Tuesday, November 22, 2022

'It Came to Nothing'

“The talent was great; it came to nothing.” 

The persistence of some literary reputations is baffling. In 1969, fourteen years after Agee’s death, Turner Cassity reviewed The Collected Poems of James Agee for Poetry.  The poems are minor stuff, buoyed by Agee’s former fame. Cassity’s review is a model of criticism written with refreshing savagery and good humor. He even compliments Agee’s work at several points in his review. Cassity’s sentence quoted above serves as a fitting epitaph. He came to bury Agee, not to praise him.

 

When young I was quite taken with Let Us Now Praise Famous Men (1941), which started for Agee and Walker Evans (whose photos are excellent) as an assignment for Fortune magazine, and soon grew obese and nearly unreadable. A story about Alabama sharecroppers during the Great Depression is a natural. It ought to be riveting. Agee’s failure can be attributed not to sentimental politics, the usual sabotage for such work, but self-indulgence.
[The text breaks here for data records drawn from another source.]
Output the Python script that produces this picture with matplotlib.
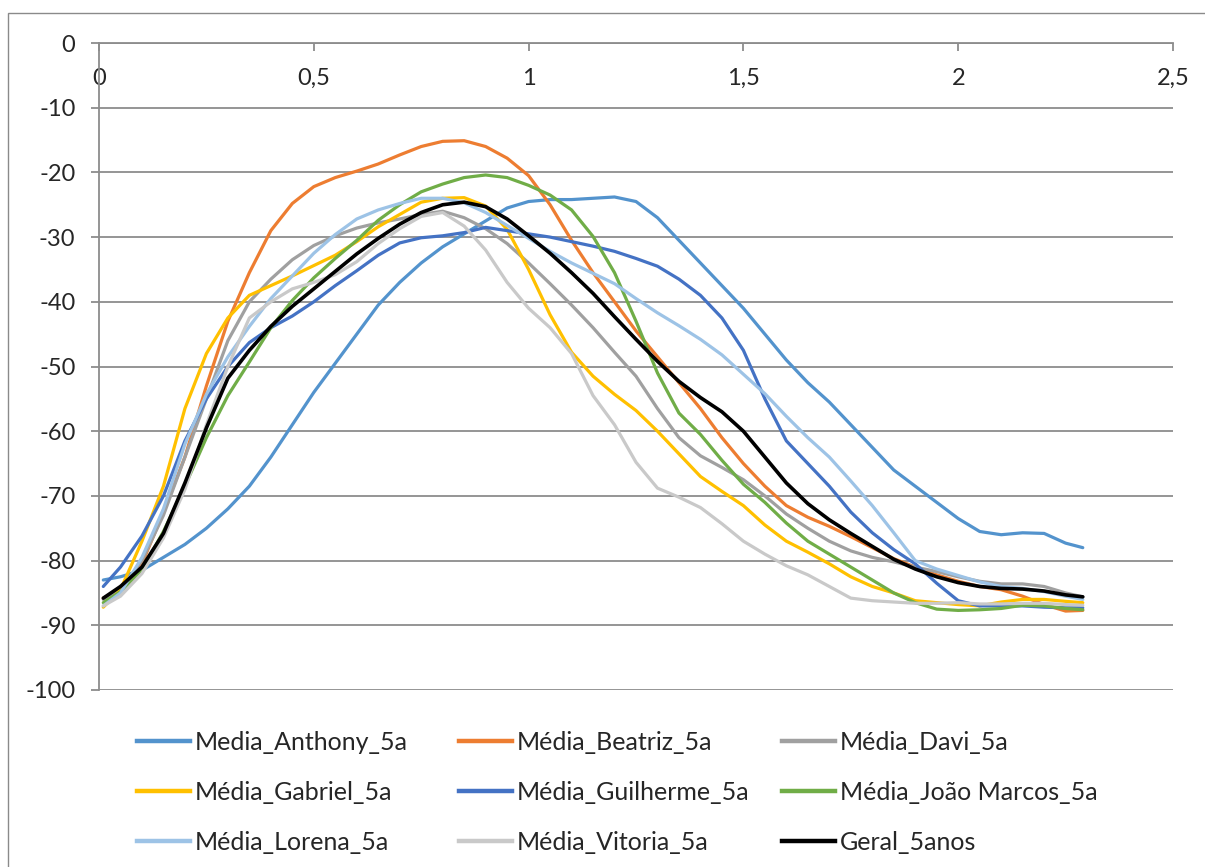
import matplotlib
matplotlib.use("Agg")
import matplotlib.pyplot as plt
from matplotlib.lines import Line2D
from matplotlib.patches import Rectangle

# ---------------- data ----------------
x = [0.01, 0.05, 0.1, 0.15, 0.2, 0.25, 0.3, 0.35, 0.4, 0.45, 0.5, 0.55, 0.6, 0.65,
     0.7, 0.75, 0.8, 0.85, 0.9, 0.95, 1.0, 1.05, 1.1, 1.15, 1.2, 1.25, 1.3, 1.35,
     1.4, 1.45, 1.5, 1.55, 1.6, 1.65, 1.7, 1.75, 1.8, 1.85, 1.9, 1.95, 2.0, 2.05,
     2.1, 2.15, 2.2, 2.25, 2.29]

anthony = [-83, -82.5, -81.5, -79.5, -77.5, -75, -72, -68.5, -64, -59, -54, -49.5,
           -45, -40.5, -37, -34, -31.5, -29.5, -27.5, -25.5, -24.5, -24.2, -24.2, -24,
           -23.8, -24.5, -27, -30.5, -34, -37.5, -41, -45, -49, -52.5, -55.5, -59,
           -62.5, -66, -68.5, -71, -73.5, -75.5, -76, -75.7, -75.8, -77.3, -78]
beatriz = [-85.8, -84.5, -80.5, -72.5, -64, -53, -43, -35.5, -29, -24.8, -22.2, -20.8,
           -19.8, -18.7, -17.3, -16, -15.2, -15.1, -16, -17.8, -20.5, -25, -30.5, -35.5,
           -40, -44.5, -48.5, -52.5, -56.5, -61, -65, -68.5, -71.5, -73.3, -74.7, -76.3,
           -78, -79.7, -81, -82.2, -83.2, -84, -84.5, -85.5, -86.8, -87.8, -87.7]
davi = [-86, -84.5, -80, -73, -64, -55, -46, -40, -36.5, -33.5, -31.3, -29.8, -28.6,
        -27.8, -27.2, -26.5, -26, -27, -28.7, -31, -34, -37.2, -40.5, -44, -47.8, -51.5,
        -56.5, -61, -63.8, -65.6, -67.5, -70, -72.8, -75, -77, -78.5, -79.5, -80.2, -81,
        -81.7, -82.5, -83.2, -83.6, -83.6, -84, -85, -85.6]
gabriel = [-87.2, -84.5, -77, -68.5, -56.5, -48, -42.5, -39, -37.5, -36, -34.4, -32.8,
           -30.7, -28.4, -26.5, -24.6, -24, -23.9, -25.2, -28.8, -35, -42, -47.8, -51.5,
           -54.3, -56.8, -60, -63.5, -67, -69.3, -71.5, -74.5, -77, -78.7, -80.5, -82.5,
           -84, -85, -86.2, -86.5, -86.8, -87, -86.4, -86, -86, -86.3, -86.5]
guilherme = [-84, -81, -76.2, -70, -61.5, -55, -50, -46.3, -44, -42.2, -40, -37.5, -35.2,
             -32.8, -30.9, -30.1, -29.8, -29.3, -28.5, -29, -29.5, -30, -30.7, -31.4,
             -32.2, -33.3, -34.5, -36.5, -39, -42.5, -47.5, -55, -61.5, -65, -68.5, -72.5,
             -75.7, -78.3, -80.5, -83.5, -86.2, -87, -87, -87, -87.2, -87.3, -87.3]
joao_marcos = [-86.5, -84.8, -81.5, -75.5, -68.5, -61, -54.5, -49.3, -44, -39.8, -36.3,
               -33.3, -30.5, -27.4, -25, -23, -21.8, -20.8, -20.4, -20.8, -22, -23.5,
               -25.8, -29.9, -35.5, -43, -51, -57.2, -60.5, -64.5, -68.2, -71, -74.2, -77,
               -79, -81, -83, -85, -86.5, -87.5, -87.7, -87.6, -87.4, -86.9, -87, -87.4,
               -87.6]
lorena = [-87, -85, -79.5, -72, -62, -54.3, -48.5, -43.8, -39.5, -36, -32.5, -29.6, -27.2,
          -25.8, -24.8, -24, -24, -24.7, -26.2, -28.2, -30.2, -32.2, -34, -35.6, -37.2,
          -39.5, -41.7, -43.7, -45.8, -48.2, -51.2, -54.2, -57.7, -61, -64, -67.7, -71.5,
          -75.7, -80, -81.3, -82.3, -83.3, -84, -84.3, -84.8, -85.5, -86]
vitoria = [-87, -85.5, -82, -76.5, -69, -59, -50, -42.5, -40, -38, -37, -35.8, -33.8, -31,
           -28.7, -26.8, -26.2, -28.3, -32, -37, -41, -44, -48, -54.5, -59, -64.8, -68.8,
           -70.2, -71.8, -74.3, -77, -79, -80.8, -82.2, -84, -85.8, -86.2, -86.4, -86.6,
           -86.6, -86.5, -86.7, -86.7, -86.6, -86.6, -86.8, -86.9]
geral = [-85.8, -84, -81, -75.8, -68, -59.5, -51.8, -47.5, -43.8, -40.7, -38, -35.3, -32.6,
         -30.2, -28, -26.2, -25, -24.6, -25.3, -27.2, -29.8, -32.5, -35.5, -38.7, -42.3,
         -45.8, -49.2, -52.3, -54.8, -57, -60, -64, -68, -71.2, -73.7, -75.8, -77.8, -79.8,
         -81.3, -82.5, -83.4, -84, -84.3, -84.4, -84.7, -85.3, -85.6]

series_names = ["Media_Anthony_5a", "Média_Beatriz_5a", "Média_Davi_5a",
                "Média_Gabriel_5a", "Média_Guilherme_5a", "Média_João Marcos_5a",
                "Média_Lorena_5a", "Média_Vitoria_5a", "Geral_5anos"]
series_values = [anthony, beatriz, davi, gabriel, guilherme, joao_marcos,
                 lorena, vitoria, geral]
series_colors = ["#5393cd", "#ED7D31", "#A0A0A0", "#FFC000", "#4472C4", "#70AD47",
                 "#9DC3E6", "#C9C9C9", "#000000"]

xticks = [0, 0.5, 1, 1.5, 2, 2.5]
xtick_labels = ["0", "0,5", "1", "1,5", "2", "2,5"]
yticks = [-100, -90, -80, -70, -60, -50, -40, -30, -20, -10, 0]
ytick_labels = [str(v) for v in yticks]

# ---------------- figure ----------------
plt.rcParams["font.family"] = ["Lato", "DejaVu Sans"]
W, H = 1205, 867
fig = plt.figure(figsize=(W / 100, H / 100), dpi=100)
fig.patch.set_facecolor("white")

# chart-area border (only top and left visible)
fig.patches.append(Rectangle((8 / W, -0.05), 1.2, (1 - 13 / H) + 0.05,
                             transform=fig.transFigure, fill=False,
                             edgecolor="#8a8a8a", linewidth=1.0))

ax = fig.add_axes([99 / W, 1 - 690 / H, 1074 / W, 647 / H])
ax.set_xlim(0, 2.5)
ax.set_ylim(-100, 0)

axis_color = "#8c8c8c"
for yv in yticks:
    ax.axhline(yv, color=axis_color, linewidth=1.3, zorder=0)

lines = []
for name, vals, col in zip(series_names, series_values, series_colors):
    ln, = ax.plot(x, vals, color=col, linewidth=2.3 if name != "Geral_5anos" else 2.6,
                  solid_capstyle="round", solid_joinstyle="round", label=name)
    lines.append(ln)

for s in ["right", "bottom"]:
    ax.spines[s].set_visible(False)
for s in ["left", "top"]:
    ax.spines[s].set_color(axis_color)
    ax.spines[s].set_linewidth(1.3)

ax.xaxis.set_ticks_position("top")
ax.set_xticks(xticks)
ax.set_xticklabels(xtick_labels)
ax.tick_params(axis="x", direction="in", length=6, width=1.3, color=axis_color,
               labelsize=17, pad=-33, labelcolor="#262626")
ax.set_yticks(yticks)
ax.set_yticklabels(ytick_labels)
ax.tick_params(axis="y", direction="out", length=6, width=1.3, color=axis_color,
               labelsize=17, pad=11, labelcolor="#262626")

# legend: three columns placed like the reference (row-wise order)
col_x = [137, 459, 782]
for c in range(3):
    idx = [c, c + 3, c + 6]
    hs = [Line2D([], [], color=series_colors[i], linewidth=3.2) for i in idx]
    ls = [series_names[i] for i in idx]
    fig.legend(hs, ls, loc="upper left", bbox_to_anchor=(col_x[c] / W, 1 - 731 / H),
               frameon=False, fontsize=18, handlelength=2.1, handletextpad=0.2,
               borderpad=0, borderaxespad=0, labelspacing=1.07, labelcolor="#262626")

fig.savefig("out.png", dpi=100, facecolor="white")
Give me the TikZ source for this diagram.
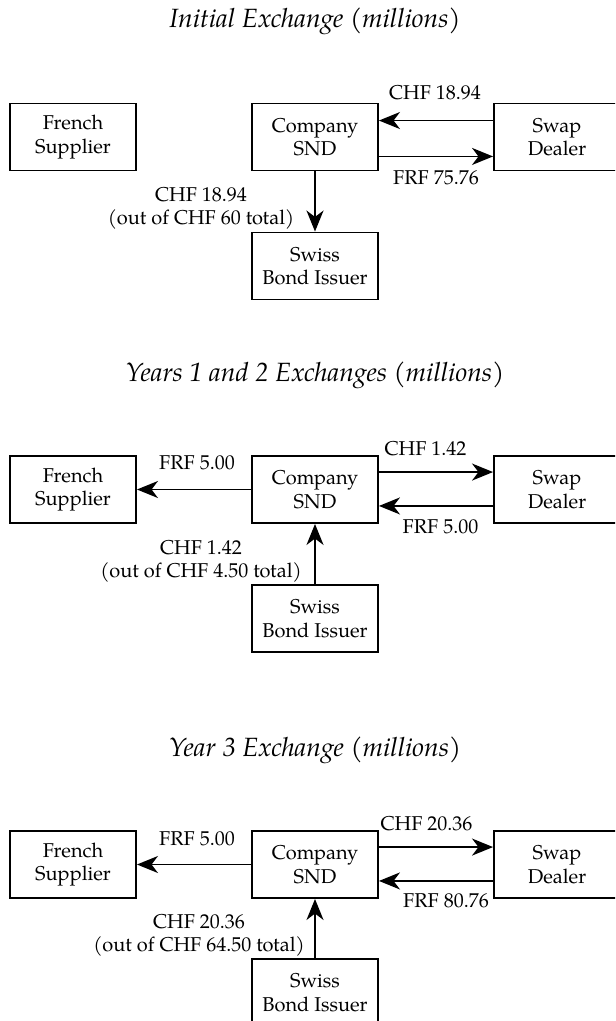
\documentclass[tikz,border=0pt]{standalone}
\usepackage{fontspec}
\setmainfont{texgyrepagella}[Extension=.otf, UprightFont=*-regular, ItalicFont=*-italic, BoldFont=*-bold, BoldItalicFont=*-bolditalic]
\usetikzlibrary{arrows.meta}

\tikzset{
  party/.style={draw, line width=0.95pt, fill=white, minimum width=63pt, minimum height=33.5pt,
    inner sep=0pt, align=center, font=\fontsize{10}{11.75}\selectfont},
  flow/.style={line width=0.9pt, -{Stealth[length=10.5pt, width=8.5pt, inset=3.2pt]}},
  amount/.style={anchor=base, inner sep=0pt, font=\fontsize{10}{11.75}\selectfont},
  source/.style={inner sep=0pt, align=center, font=\fontsize{10}{11.5}\selectfont},
  heading/.style={anchor=base, inner sep=0pt, font=\fontsize{13.2}{16}\selectfont\itshape},
}

\begin{document}
\begin{tikzpicture}[x=0.5pt, y=-0.5pt]
\useasboundingbox (0,0) rectangle (615,1021);
\clip (0,0) rectangle (615,1021);

% ---------- Initial exchange ----------
\node[heading] (t1) at (315,28) {Initial Exchange (millions)};
\node[party] (fs1) at (73,137) {French\\Supplier};
\node[party] (co1) at (315,137) {Company\\SND};
\node[party] (sd1) at (557,137) {Swap\\Dealer};
\node[party] (sb1) at (315,266) {Swiss\\Bond Issuer};

\draw[flow] ([yshift=-9pt]sd1.north west) -- ([yshift=-9pt]co1.north east);
\draw[flow] ([yshift=7.5pt]co1.south east) -- ([yshift=7.5pt]sd1.south west);
\draw[flow] (co1) -- (sb1);

\node[amount] (a1) at (435,100) {CHF 18.94};
\node[amount] (b1) at (436,185) {FRF 75.76};
\node[source] (c1) at (201,208.5) {CHF 18.94\\(out of CHF 60 total)};

% ---------- Years 1 and 2 ----------
\node[heading] (t2) at (315,381) {Years 1 and 2 Exchanges (millions)};
\node[party] (fs2) at (73,489.5) {French\\Supplier};
\node[party] (co2) at (315,489.5) {Company\\SND};
\node[party] (sd2) at (557,489.5) {Swap\\Dealer};
\node[party] (sb2) at (315,618.5) {Swiss\\Bond Issuer};

\draw[flow] (co2) -- (fs2);
\draw[flow] ([yshift=-8.5pt]co2.north east) -- ([yshift=-8.5pt]sd2.north west);
\draw[flow] ([yshift=9pt]sd2.south west) -- ([yshift=9pt]co2.south east);
\draw[flow] (sb2) -- (co2);

\node[amount] (d2) at (197,469) {FRF 5.00};
\node[amount] (a2) at (425.5,455) {CHF 1.42};
\node[amount] (b2) at (440.5,533) {FRF 5.00};
\node[source] (c2) at (201,561) {CHF 1.42\\(out of CHF 4.50 total)};

% ---------- Year 3 ----------
\node[heading] (t3) at (315,756) {Year 3 Exchange (millions)};
\node[party] (fs3) at (73,864.5) {French\\Supplier};
\node[party] (co3) at (315,864.5) {Company\\SND};
\node[party] (sd3) at (557,864.5) {Swap\\Dealer};
\node[party] (sb3) at (315,992.5) {Swiss\\Bond Issuer};

\draw[flow] (co3) -- (fs3);
\draw[flow] ([yshift=-8.5pt]co3.north east) -- ([yshift=-8.5pt]sd3.north west);
\draw[flow] ([yshift=9pt]sd3.south west) -- ([yshift=9pt]co3.south east);
\draw[flow] (sb3) -- (co3);

\node[amount] (d3) at (197,845) {FRF 5.00};
\node[amount] (a3) at (426.5,830) {CHF 20.36};
\node[amount] (b3) at (446,907) {FRF 80.76};
\node[source] (c3) at (199,935.5) {CHF 20.36\\(out of CHF 64.50 total)};
\end{tikzpicture}
\end{document}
Agee’s inner-editor was comatose. Nearly every sentence is overwritten.

 

He later worked for Time magazine, where Whittaker Chambers, who reviewed Let Us Now Praise Famous Men and called it “the most distinguished failure of the season,” was among his colleagues. In the same review, Chambers noted “Agee’s bad manners, exhibitionism and verbosity.” Agee wrote film criticism and screenplays. Among the latter, The Night of the Hunter is quite good. Some favor his sole novel, A Death in the Family (published posthumously in 1957). Cassity will have none of it. His opening salvo:

 

“A pity that, in Myra Breckinridge, Gore Vidal savages Parker Tyler instead of James Agee. Mr. Agee is really much worse. In this review,  however, we shall omit ‘film’ and confine ourselves to the poetry. We are also trying to repress Mr. Agee’s eight-page dedication, which is bad enough to be the text of a cantata.”

 

Cassity quotes a quatrain from one of Agee’s poems, likens it to Richard Crashaw’s verse and adds, “Who like this sort of thing call it gift for language. Who do not, think of "Savonarola Brown.” This verdict could be rubber-stamped on much of the poetry written today and probably in 1969:

 

“The poems are full of love, death, nature, and all that, but what actually, are they about? The theology of the early work is rudimentary as is the sociology of the later. One remembers, maliciously, that when Mr. Agee was young Edna Millay was a very famous poet, and Appalachia was going through one of its periodic cycles of chic.”

 

Note the small, fatal phrase: “and all that.” Cassity’s final post-mortem: “The volume is discreetly edited, handsomely produced, and there is a very poetic photograph of Mr. Agee on the dust jacket.”

1 comment:

  1. Sorry. I find "and all that" lazy (and dare I say it, self-indulgent) rather than deadly, like shutting down an important dispute by rolling your eyes and saying "Whatever."

    Agee wasn't a titan, certainly (he worked too damn much to take the time he should have with his writing) but the film criticism is perceptive and still valuable, and I found A Death in the Family beautiful and moving.

    How sad for me, I guess. Whatever.